CHALLENGE: All of the lines below are to be printed again exactly; images are excluded from the output.

[Begin SOURCE MATERIAL]

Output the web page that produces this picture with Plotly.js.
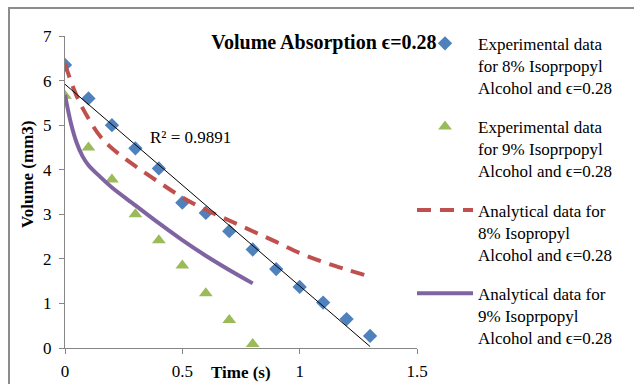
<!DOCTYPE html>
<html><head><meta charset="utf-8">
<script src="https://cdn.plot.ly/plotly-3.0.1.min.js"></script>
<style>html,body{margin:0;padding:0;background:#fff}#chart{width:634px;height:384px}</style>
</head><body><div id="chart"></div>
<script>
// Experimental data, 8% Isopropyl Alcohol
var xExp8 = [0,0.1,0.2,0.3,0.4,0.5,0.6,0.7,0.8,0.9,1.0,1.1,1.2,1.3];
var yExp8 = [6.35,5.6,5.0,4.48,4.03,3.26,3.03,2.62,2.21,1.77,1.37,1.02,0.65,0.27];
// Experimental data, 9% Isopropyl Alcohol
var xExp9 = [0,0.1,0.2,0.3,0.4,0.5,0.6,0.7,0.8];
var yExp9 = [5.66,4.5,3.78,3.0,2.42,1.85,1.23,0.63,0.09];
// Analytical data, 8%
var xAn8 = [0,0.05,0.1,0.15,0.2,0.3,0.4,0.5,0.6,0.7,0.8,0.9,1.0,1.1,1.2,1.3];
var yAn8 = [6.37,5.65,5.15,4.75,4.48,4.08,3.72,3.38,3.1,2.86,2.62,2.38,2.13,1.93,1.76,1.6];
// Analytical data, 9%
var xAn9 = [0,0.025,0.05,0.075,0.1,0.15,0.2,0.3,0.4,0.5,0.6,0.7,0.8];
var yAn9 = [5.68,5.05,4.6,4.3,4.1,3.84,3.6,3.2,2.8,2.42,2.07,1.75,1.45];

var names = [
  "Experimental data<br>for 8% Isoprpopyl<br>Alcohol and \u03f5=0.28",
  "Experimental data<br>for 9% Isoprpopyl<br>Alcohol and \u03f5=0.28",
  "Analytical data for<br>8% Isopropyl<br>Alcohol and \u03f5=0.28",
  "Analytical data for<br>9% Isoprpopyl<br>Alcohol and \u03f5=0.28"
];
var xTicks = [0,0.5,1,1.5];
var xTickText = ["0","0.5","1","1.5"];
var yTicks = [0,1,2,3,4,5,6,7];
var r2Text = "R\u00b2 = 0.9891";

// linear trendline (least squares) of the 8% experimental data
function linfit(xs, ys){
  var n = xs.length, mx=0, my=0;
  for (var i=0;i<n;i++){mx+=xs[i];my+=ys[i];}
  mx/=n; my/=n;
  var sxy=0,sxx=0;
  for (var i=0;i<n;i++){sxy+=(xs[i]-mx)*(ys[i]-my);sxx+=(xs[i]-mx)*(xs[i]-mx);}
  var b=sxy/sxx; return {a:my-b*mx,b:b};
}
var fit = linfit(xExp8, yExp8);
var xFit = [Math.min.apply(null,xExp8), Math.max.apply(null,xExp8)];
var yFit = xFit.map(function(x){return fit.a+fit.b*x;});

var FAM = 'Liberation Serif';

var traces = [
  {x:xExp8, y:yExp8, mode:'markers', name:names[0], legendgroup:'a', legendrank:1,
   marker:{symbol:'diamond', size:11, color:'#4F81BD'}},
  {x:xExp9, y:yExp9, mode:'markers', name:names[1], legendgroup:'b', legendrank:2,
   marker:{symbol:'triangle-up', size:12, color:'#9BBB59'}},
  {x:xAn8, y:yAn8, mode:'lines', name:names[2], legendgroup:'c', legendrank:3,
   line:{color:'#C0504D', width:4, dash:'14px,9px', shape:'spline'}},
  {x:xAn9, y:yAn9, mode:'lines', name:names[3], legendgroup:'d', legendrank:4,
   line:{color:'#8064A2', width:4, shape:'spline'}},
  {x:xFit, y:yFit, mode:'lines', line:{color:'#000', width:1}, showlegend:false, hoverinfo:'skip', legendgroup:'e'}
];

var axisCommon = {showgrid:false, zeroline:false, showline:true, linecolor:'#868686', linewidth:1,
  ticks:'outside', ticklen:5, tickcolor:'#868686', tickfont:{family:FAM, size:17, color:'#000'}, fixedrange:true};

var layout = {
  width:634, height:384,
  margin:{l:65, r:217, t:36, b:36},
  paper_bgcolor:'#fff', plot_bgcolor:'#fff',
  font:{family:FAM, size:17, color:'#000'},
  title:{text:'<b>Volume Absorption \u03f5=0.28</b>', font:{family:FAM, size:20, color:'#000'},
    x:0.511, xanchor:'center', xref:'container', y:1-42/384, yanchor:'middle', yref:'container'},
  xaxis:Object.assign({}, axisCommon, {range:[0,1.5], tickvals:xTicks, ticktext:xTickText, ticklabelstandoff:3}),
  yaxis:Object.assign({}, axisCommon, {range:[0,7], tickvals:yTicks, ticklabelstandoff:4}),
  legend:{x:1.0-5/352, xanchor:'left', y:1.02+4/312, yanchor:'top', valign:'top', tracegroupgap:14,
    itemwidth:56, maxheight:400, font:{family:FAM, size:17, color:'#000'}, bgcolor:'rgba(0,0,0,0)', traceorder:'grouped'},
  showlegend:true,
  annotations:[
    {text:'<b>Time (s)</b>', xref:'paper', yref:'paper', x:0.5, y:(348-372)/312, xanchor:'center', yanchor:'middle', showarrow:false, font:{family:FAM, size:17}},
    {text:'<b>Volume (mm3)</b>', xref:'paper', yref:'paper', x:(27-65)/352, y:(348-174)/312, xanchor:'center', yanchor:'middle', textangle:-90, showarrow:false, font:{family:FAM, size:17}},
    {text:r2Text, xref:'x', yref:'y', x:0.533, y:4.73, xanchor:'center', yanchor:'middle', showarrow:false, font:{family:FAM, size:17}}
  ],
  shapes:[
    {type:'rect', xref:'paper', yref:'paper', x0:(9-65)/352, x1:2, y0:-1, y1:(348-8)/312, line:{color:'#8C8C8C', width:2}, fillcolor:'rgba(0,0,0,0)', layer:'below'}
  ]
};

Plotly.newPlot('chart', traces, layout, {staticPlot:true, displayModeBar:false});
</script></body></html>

[End SOURCE MATERIAL]

OUTPUT FOR THIS EXERCISE:
Output the web page that produces this picture with Plotly.js.
<!DOCTYPE html>
<html><head><meta charset="utf-8">
<script src="https://cdn.plot.ly/plotly-3.0.1.min.js"></script>
<style>html,body{margin:0;padding:0;background:#fff}#chart{width:634px;height:384px}</style>
</head><body><div id="chart"></div>
<script>
// Experimental data, 8% Isopropyl Alcohol
var xExp8 = [0,0.1,0.2,0.3,0.4,0.5,0.6,0.7,0.8,0.9,1.0,1.1,1.2,1.3];
var yExp8 = [6.35,5.6,5.0,4.48,4.03,3.26,3.03,2.62,2.21,1.77,1.37,1.02,0.65,0.27];
// Experimental data, 9% Isopropyl Alcohol
var xExp9 = [0,0.1,0.2,0.3,0.4,0.5,0.6,0.7,0.8];
var yExp9 = [5.66,4.5,3.78,3.0,2.42,1.85,1.23,0.63,0.09];
// Analytical data, 8%
var xAn8 = [0,0.05,0.1,0.15,0.2,0.3,0.4,0.5,0.6,0.7,0.8,0.9,1.0,1.1,1.2,1.3];
var yAn8 = [6.37,5.65,5.15,4.75,4.48,4.08,3.72,3.38,3.1,2.86,2.62,2.38,2.13,1.93,1.76,1.6];
// Analytical data, 9%
var xAn9 = [0,0.025,0.05,0.075,0.1,0.15,0.2,0.3,0.4,0.5,0.6,0.7,0.8];
var yAn9 = [5.68,5.05,4.6,4.3,4.1,3.84,3.6,3.2,2.8,2.42,2.07,1.75,1.45];

var names = [
  "Experimental data<br>for 8% Isoprpopyl<br>Alcohol and \u03f5=0.28",
  "Experimental data<br>for 9% Isoprpopyl<br>Alcohol and \u03f5=0.28",
  "Analytical data for<br>8% Isopropyl<br>Alcohol and \u03f5=0.28",
  "Analytical data for<br>9% Isoprpopyl<br>Alcohol and \u03f5=0.28"
];
var xTicks = [0,0.5,1,1.5];
var xTickText = ["0","0.5","1","1.5"];
var yTicks = [0,1,2,3,4,5,6,7];
var r2Text = "R\u00b2 = 0.9891";

// linear trendline (least squares) of the 8% experimental data
function linfit(xs, ys){
  var n = xs.length, mx=0, my=0;
  for (var i=0;i<n;i++){mx+=xs[i];my+=ys[i];}
  mx/=n; my/=n;
  var sxy=0,sxx=0;
  for (var i=0;i<n;i++){sxy+=(xs[i]-mx)*(ys[i]-my);sxx+=(xs[i]-mx)*(xs[i]-mx);}
  var b=sxy/sxx; return {a:my-b*mx,b:b};
}
var fit = linfit(xExp8, yExp8);
var xFit = [Math.min.apply(null,xExp8), Math.max.apply(null,xExp8)];
var yFit = xFit.map(function(x){return fit.a+fit.b*x;});

var FAM = 'Liberation Serif';

var traces = [
  {x:xExp8, y:yExp8, mode:'markers', name:names[0], legendgroup:'a', legendrank:1,
   marker:{symbol:'diamond', size:11, color:'#4F81BD'}},
  {x:xExp9, y:yExp9, mode:'markers', name:names[1], legendgroup:'b', legendrank:2,
   marker:{symbol:'triangle-up', size:12, color:'#9BBB59'}},
  {x:xAn8, y:yAn8, mode:'lines', name:names[2], legendgroup:'c', legendrank:3,
   line:{color:'#C0504D', width:4, dash:'14px,9px', shape:'spline'}},
  {x:xAn9, y:yAn9, mode:'lines', name:names[3], legendgroup:'d', legendrank:4,
   line:{color:'#8064A2', width:4, shape:'spline'}},
  {x:xFit, y:yFit, mode:'lines', line:{color:'#000', width:1}, showlegend:false, hoverinfo:'skip', legendgroup:'e'}
];

var axisCommon = {showgrid:false, zeroline:false, showline:true, linecolor:'#868686', linewidth:1,
  ticks:'outside', ticklen:5, tickcolor:'#868686', tickfont:{family:FAM, size:17, color:'#000'}, fixedrange:true};

var layout = {
  width:634, height:384,
  margin:{l:65, r:217, t:36, b:36},
  paper_bgcolor:'#fff', plot_bgcolor:'#fff',
  font:{family:FAM, size:17, color:'#000'},
  title:{text:'<b>Volume Absorption \u03f5=0.28</b>', font:{family:FAM, size:20, color:'#000'},
    x:0.511, xanchor:'center', xref:'container', y:1-42/384, yanchor:'middle', yref:'container'},
  xaxis:Object.assign({}, axisCommon, {range:[0,1.5], tickvals:xTicks, ticktext:xTickText, ticklabelstandoff:3}),
  yaxis:Object.assign({}, axisCommon, {range:[0,7], tickvals:yTicks, ticklabelstandoff:4}),
  legend:{x:1.0-5/352, xanchor:'left', y:1.02+4/312, yanchor:'top', valign:'top', tracegroupgap:14,
    itemwidth:56, maxheight:400, font:{family:FAM, size:17, color:'#000'}, bgcolor:'rgba(0,0,0,0)', traceorder:'grouped'},
  showlegend:true,
  annotations:[
    {text:'<b>Time (s)</b>', xref:'paper', yref:'paper', x:0.5, y:(348-372)/312, xanchor:'center', yanchor:'middle', showarrow:false, font:{family:FAM, size:17}},
    {text:'<b>Volume (mm3)</b>', xref:'paper', yref:'paper', x:(27-65)/352, y:(348-174)/312, xanchor:'center', yanchor:'middle', textangle:-90, showarrow:false, font:{family:FAM, size:17}},
    {text:r2Text, xref:'x', yref:'y', x:0.533, y:4.73, xanchor:'center', yanchor:'middle', showarrow:false, font:{family:FAM, size:17}}
  ],
  shapes:[
    {type:'rect', xref:'paper', yref:'paper', x0:(9-65)/352, x1:2, y0:-1, y1:(348-8)/312, line:{color:'#8C8C8C', width:2}, fillcolor:'rgba(0,0,0,0)', layer:'below'}
  ]
};

Plotly.newPlot('chart', traces, layout, {staticPlot:true, displayModeBar:false});
</script></body></html>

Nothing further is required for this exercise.